Wyoming Skies for May

April 30, 2010

A monthly look at the night skies of Wyoming, written by Ron Canterna, professor in the University of Wyoming Department of Physics and Astronomy

The prominent summer constellations are previewed in our May skies.

The Big Dipper (Ursa Major) is directly overhead at dusk, with its cup opened northward. The Big Dipper's handle arcs southward in the sky, arriving at Arcturus and ending at Spica. This process is called "arcing to Arcturus." Arcturus is the orange, bright star in the kite-shaped constellation Bootes, the herdsman or "Bear driver."

Later in the early evening, rising above the eastern horizon, the three bright stars of the "summer triangle," Vega, Deneb and Altair, will start their summer celestial ride.

Start saying goodbye to Regulus, the brightest star in the Constellation Leo the Lion, and the Gemini twins, Castor and Pollux.

For planet watchers May is a great treat. Mars and Saturn are aligned along the ecliptic setting late in the mid evening. The brightest object in the western sky after sunset is Venus, now an evening "star."

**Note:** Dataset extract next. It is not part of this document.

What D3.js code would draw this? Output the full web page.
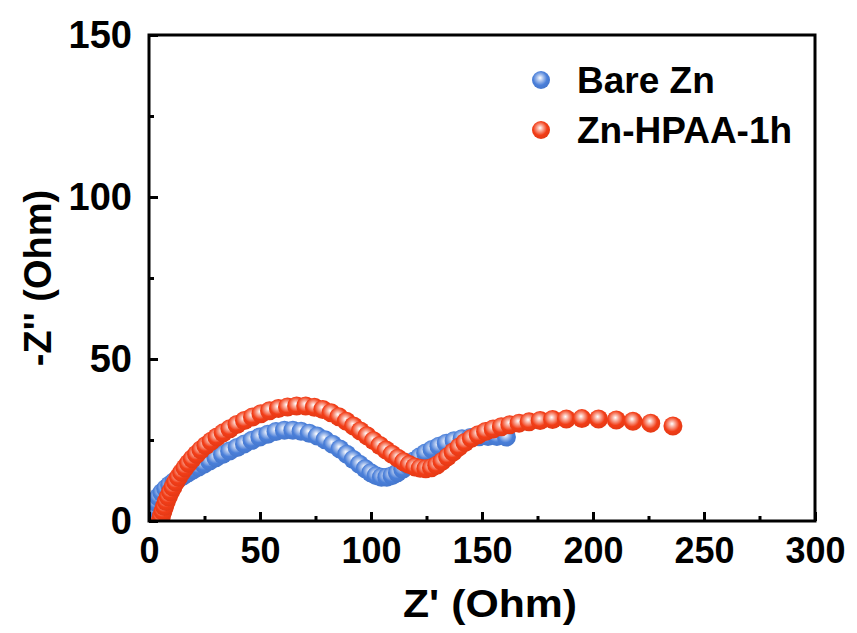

Peaking at May 5 and 6 are the low frequency Eta Aquarids meteor showers observed before the morning sunrise low and to the southeast. May 19 is the international sidewalk astronomy night when local amateur astronomers will show off their expertise and telescopes. Ask them to show you the wonders of the night skies.

May 2010 Interest: The "outer limits" of the Solar System

In the 1950s the famous Dutch astronomer Jan Oort noted that comets seem to come from all directions and generally from an average position of 50,000 Earth-sun distances (an astronomical unit = AU). Realizing that no comets have origins beyond this region, he proposed a cloud of primeval comets surrounding the sun.

The Oort cloud may have up to a trillion nascent comets. Named after and studied by Gerald Kuiper, a disk-shaped belt of small icy bodies from 30-50 AUs from the sun has been proposed. The Kuiper Belt is estimated to contain more than 35,000 small irregularly shaped objects with dimensions less than 100 km.

Sometimes perturbed from their home by Neptune, some Kuiper-Belt bodies become trans-Neptunian objects, where nearly 1,000 have been charted so far. The Hubble telescope has even discovered several of these objects that are 20 km in dimension.

The Oort cloud and Kuiper Belt objects are not just the most distant objects in the solar system; they are pristine fragments of the original nebula from which the Earth, sun and the entire solar system formed. Their properties and compositions will tell us much about our origins.